Alrededor de las 12 se echan su lonche de jamón. Un birote, con un poco de crema, jitomate y jamón, envuelto en una servilleta, dentro de una bolsa de plástico del Oxxo. Se sientan en baldes de plástico, ríen y de vez en cuando, saludan a algunas personas conocidas que pasan a un costado.
 “Es una labor cansada”, dice el tío. Es el que tiene el menor grado de sordera, su capacidad del habla es casi normal. Dice que las tardes de verano pueden ser insoportables, el sol quema como si fueran pollos, pero lo prefieren a la temporada de chubascos. Aunque las lluvias suelen prometer más trabajo, los días nublados parecen un desperdicio, y muchas veces es mejor ni perder el dinero del camión para ir a trabajar. Y ni se diga del invierno, los días inexplicablemente son mucho más cortos, dice el tío.
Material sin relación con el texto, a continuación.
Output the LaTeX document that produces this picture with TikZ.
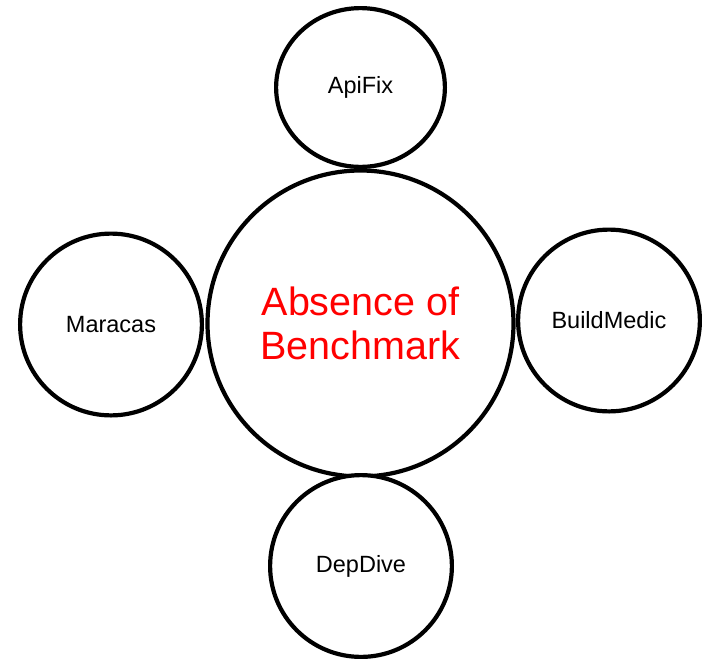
\documentclass[tikz,border=0pt]{standalone}
\usepackage{fontspec}
\setmainfont{Liberation Sans}
\usetikzlibrary{shapes.geometric}
\begin{document}
\begin{tikzpicture}[x=1pt,y=-1pt,
  ring/.style={draw=black, line width=4.2pt, circle, inner sep=0pt, fill=white},
  small/.style={ring, minimum size=181.8pt, font=\fontsize{23.5}{27}\selectfont},
  big/.style={ring, minimum size=306pt, text=red, align=center, font=\fontsize{39.5}{43.5}\selectfont}]
\useasboundingbox (0,0) rectangle (702,659);
\node[big] (center) at (360.5,323.5) {Absence of\\Benchmark};
\node[draw=black, line width=4.2pt, ellipse, inner sep=0pt, minimum width=168.8pt, minimum height=158.8pt, font=\fontsize{23.5}{27}\selectfont] (apifix) at (360.5,87.5) {ApiFix};
\node[small] (maracas) at (111,324.5) {Maracas};
\node[small] (buildmedic) at (609,320.5) {BuildMedic};
\node[small] (depdive) at (361,566) {DepDive};
\end{tikzpicture}
\end{document}
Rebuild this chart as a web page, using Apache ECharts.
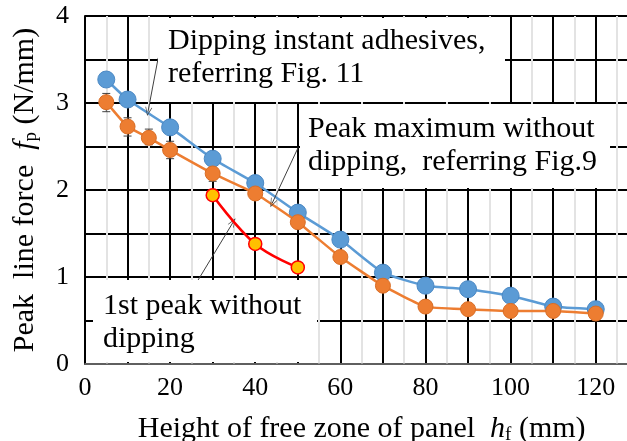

Cuando terminan su desayuno y comida juntos, vuelven al trabajo. A la 1 ya están de vuelta entre trapos y automóviles. Las manos resecas por tanto contacto con agua, insoladas por el tremendo reflector llamado sol. Los niños salen de las escuelas, cambios de turnos, cualquier movimiento que tenga que realizarse en auto es una perfecta oportunidad para esta familia de realizar un servicio, trabajo que no es regular, que no goza de prestaciones de ley, ni prima vacacional. Algunas personas parecen ofrecer dinero para acortar la pobreza, otros creen contribuir con el crecimiento de México, otros  simplemente cotizan y pagan el trabajo, porque sí es un trabajo, no pueden darse el lujo de faltar, toda una familia depende de ello.

La jornada termina a eso de las 6, cuando el sol pierde su intensidad, José y sus familiares suben a un camión, luego a otro, y a otro más, y vuelven a casa, con la frente ardiéndoles, las piernas cansadas, una sonrisa de oreja a oreja, y con suerte, con los bolsillos llenos de gloria y esperanza.